▸ GIVEN INSTRUCTION: In the material below, please retype the lines from the very first through the one with "null, null, null];", exactly and without pictures.

═══ COLLECTED DATA

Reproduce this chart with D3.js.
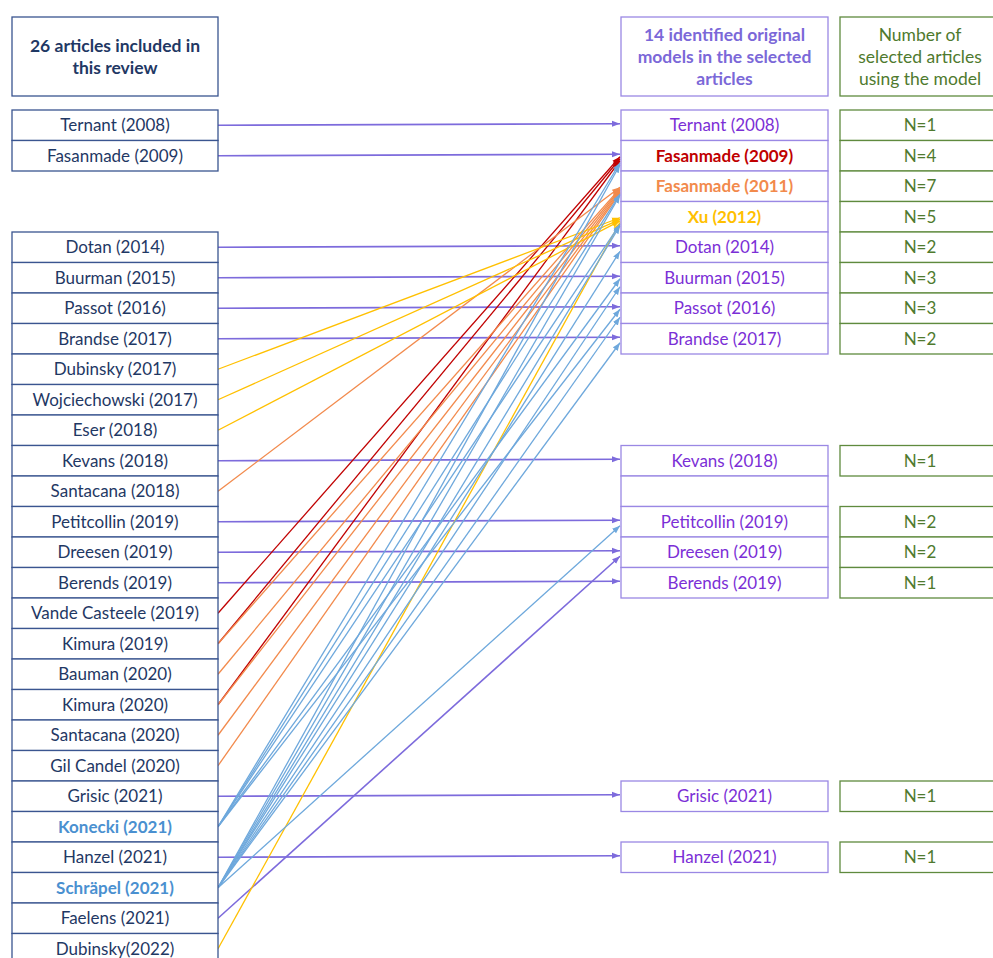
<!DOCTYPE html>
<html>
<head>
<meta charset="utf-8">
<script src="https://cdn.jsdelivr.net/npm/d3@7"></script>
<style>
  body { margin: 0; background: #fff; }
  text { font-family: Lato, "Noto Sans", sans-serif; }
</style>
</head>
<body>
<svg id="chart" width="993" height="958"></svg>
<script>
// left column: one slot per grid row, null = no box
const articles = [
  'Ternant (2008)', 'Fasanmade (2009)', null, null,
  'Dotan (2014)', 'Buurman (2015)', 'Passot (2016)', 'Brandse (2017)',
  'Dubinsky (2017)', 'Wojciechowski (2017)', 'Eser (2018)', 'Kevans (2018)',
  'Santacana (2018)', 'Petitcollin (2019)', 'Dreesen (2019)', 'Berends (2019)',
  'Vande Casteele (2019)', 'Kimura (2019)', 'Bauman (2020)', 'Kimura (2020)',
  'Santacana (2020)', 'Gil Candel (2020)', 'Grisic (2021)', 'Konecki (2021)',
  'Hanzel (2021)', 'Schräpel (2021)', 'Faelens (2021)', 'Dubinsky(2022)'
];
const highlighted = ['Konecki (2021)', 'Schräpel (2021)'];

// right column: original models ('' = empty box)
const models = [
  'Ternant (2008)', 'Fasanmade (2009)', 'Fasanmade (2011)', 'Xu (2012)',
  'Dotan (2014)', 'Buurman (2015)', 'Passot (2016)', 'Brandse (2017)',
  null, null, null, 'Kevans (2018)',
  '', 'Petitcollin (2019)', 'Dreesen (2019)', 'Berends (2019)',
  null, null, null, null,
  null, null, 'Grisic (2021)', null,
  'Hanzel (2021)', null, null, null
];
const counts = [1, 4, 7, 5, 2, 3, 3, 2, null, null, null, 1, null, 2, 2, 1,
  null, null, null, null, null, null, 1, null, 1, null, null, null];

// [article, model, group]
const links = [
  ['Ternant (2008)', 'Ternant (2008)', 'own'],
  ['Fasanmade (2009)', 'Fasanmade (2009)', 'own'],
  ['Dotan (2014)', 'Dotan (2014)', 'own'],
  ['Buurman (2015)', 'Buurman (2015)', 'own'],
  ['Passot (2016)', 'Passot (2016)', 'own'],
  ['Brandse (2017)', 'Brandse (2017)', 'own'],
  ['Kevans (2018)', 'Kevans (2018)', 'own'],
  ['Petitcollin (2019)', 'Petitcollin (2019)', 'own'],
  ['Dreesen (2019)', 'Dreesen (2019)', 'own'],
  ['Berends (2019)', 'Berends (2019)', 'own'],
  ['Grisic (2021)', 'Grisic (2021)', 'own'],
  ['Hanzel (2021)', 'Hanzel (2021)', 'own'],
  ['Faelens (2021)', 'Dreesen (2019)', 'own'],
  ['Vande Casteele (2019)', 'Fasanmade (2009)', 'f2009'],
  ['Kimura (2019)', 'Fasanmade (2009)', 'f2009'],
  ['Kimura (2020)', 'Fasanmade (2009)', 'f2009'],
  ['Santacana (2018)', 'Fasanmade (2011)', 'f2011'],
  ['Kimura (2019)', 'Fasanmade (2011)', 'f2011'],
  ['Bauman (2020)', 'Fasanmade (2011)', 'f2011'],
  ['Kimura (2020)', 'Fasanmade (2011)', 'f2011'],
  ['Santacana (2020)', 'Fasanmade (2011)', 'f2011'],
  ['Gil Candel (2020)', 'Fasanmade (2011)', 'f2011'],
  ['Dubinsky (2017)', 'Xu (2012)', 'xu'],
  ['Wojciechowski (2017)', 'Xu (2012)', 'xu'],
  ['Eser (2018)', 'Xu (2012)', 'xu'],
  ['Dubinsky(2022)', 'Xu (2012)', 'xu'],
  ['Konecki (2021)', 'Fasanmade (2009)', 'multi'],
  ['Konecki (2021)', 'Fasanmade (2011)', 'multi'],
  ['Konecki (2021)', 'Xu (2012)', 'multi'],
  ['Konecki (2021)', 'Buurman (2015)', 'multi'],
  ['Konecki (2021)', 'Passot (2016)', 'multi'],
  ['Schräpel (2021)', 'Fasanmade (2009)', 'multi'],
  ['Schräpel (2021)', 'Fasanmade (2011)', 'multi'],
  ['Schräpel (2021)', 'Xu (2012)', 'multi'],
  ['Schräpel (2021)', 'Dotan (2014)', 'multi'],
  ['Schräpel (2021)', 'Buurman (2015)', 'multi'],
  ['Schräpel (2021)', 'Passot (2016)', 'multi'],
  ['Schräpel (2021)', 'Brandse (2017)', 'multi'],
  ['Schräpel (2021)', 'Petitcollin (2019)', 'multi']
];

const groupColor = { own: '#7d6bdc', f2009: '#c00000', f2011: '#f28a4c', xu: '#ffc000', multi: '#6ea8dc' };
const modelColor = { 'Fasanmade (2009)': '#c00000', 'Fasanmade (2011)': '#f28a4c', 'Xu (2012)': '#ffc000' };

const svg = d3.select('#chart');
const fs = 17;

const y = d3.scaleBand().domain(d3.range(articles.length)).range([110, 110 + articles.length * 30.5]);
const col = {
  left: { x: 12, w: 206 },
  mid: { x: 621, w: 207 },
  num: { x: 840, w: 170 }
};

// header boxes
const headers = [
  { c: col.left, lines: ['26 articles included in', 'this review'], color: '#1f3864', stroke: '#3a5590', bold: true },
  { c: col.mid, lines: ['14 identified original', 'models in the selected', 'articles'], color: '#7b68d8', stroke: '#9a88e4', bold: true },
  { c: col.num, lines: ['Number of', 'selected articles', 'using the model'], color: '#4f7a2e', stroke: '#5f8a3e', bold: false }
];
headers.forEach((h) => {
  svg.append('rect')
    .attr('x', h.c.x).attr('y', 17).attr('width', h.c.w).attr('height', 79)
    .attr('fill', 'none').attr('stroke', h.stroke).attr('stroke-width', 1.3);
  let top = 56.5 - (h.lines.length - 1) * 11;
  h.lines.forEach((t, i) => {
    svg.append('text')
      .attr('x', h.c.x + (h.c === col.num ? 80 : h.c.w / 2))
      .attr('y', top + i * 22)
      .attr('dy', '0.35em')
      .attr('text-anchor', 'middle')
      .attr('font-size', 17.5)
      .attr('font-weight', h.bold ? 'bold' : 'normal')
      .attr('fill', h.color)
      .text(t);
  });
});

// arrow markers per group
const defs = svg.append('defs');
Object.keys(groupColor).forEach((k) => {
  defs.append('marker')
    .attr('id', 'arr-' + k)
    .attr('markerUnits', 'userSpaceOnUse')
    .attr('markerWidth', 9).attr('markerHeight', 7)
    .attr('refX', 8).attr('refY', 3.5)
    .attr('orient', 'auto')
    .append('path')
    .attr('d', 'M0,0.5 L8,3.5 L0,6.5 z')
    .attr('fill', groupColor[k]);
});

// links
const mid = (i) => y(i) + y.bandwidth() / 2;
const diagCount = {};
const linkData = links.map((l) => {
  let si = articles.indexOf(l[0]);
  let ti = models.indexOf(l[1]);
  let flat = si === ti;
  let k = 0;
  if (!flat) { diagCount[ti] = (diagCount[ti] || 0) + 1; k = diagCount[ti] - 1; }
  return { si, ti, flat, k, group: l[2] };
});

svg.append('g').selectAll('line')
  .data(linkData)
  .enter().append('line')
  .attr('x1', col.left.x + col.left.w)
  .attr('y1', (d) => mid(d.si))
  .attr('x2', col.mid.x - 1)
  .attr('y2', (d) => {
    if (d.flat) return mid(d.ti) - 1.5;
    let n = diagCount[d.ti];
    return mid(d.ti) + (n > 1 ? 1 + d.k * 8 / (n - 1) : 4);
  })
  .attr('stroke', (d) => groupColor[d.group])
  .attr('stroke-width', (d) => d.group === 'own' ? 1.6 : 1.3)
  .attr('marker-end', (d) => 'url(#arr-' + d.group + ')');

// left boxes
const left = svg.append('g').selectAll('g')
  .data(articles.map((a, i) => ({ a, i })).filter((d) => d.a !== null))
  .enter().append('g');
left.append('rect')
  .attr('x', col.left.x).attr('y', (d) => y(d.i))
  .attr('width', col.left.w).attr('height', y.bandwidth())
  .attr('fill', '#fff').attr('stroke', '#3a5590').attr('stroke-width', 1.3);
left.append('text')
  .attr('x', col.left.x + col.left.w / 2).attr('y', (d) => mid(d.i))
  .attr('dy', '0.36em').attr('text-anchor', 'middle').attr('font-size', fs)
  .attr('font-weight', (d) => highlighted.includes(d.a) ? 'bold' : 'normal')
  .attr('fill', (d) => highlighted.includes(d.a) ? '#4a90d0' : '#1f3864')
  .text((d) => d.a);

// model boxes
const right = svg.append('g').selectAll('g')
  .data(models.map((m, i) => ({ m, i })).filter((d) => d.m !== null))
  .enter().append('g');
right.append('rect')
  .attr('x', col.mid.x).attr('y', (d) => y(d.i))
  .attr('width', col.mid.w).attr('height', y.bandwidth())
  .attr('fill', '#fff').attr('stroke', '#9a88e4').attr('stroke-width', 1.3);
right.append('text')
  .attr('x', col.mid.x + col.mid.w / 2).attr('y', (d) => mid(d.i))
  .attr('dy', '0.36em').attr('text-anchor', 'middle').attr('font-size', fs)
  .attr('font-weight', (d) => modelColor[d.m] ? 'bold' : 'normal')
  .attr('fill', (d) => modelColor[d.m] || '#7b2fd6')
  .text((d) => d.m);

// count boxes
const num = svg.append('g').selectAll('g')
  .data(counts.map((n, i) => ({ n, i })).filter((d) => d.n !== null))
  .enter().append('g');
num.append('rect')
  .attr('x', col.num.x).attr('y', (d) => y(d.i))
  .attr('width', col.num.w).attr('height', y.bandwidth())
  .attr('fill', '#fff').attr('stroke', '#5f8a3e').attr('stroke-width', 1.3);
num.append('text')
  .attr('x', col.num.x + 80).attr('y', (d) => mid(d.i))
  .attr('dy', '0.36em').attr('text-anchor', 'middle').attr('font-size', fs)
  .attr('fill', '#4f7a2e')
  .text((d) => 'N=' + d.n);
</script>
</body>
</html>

══════

▸ ANSWER TO THIS PROBLEM:
Reproduce this chart with D3.js.
<!DOCTYPE html>
<html>
<head>
<meta charset="utf-8">
<script src="https://cdn.jsdelivr.net/npm/d3@7"></script>
<style>
  body { margin: 0; background: #fff; }
  text { font-family: Lato, "Noto Sans", sans-serif; }
</style>
</head>
<body>
<svg id="chart" width="993" height="958"></svg>
<script>
// left column: one slot per grid row, null = no box
const articles = [
  'Ternant (2008)', 'Fasanmade (2009)', null, null,
  'Dotan (2014)', 'Buurman (2015)', 'Passot (2016)', 'Brandse (2017)',
  'Dubinsky (2017)', 'Wojciechowski (2017)', 'Eser (2018)', 'Kevans (2018)',
  'Santacana (2018)', 'Petitcollin (2019)', 'Dreesen (2019)', 'Berends (2019)',
  'Vande Casteele (2019)', 'Kimura (2019)', 'Bauman (2020)', 'Kimura (2020)',
  'Santacana (2020)', 'Gil Candel (2020)', 'Grisic (2021)', 'Konecki (2021)',
  'Hanzel (2021)', 'Schräpel (2021)', 'Faelens (2021)', 'Dubinsky(2022)'
];
const highlighted = ['Konecki (2021)', 'Schräpel (2021)'];

// right column: original models ('' = empty box)
const models = [
  'Ternant (2008)', 'Fasanmade (2009)', 'Fasanmade (2011)', 'Xu (2012)',
  'Dotan (2014)', 'Buurman (2015)', 'Passot (2016)', 'Brandse (2017)',
  null, null, null, 'Kevans (2018)',
  '', 'Petitcollin (2019)', 'Dreesen (2019)', 'Berends (2019)',
  null, null, null, null,
  null, null, 'Grisic (2021)', null,
  'Hanzel (2021)', null, null, null
];
const counts = [1, 4, 7, 5, 2, 3, 3, 2, null, null, null, 1, null, 2, 2, 1,
  null, null, null, null, null, null, 1, null, 1, null, null, null];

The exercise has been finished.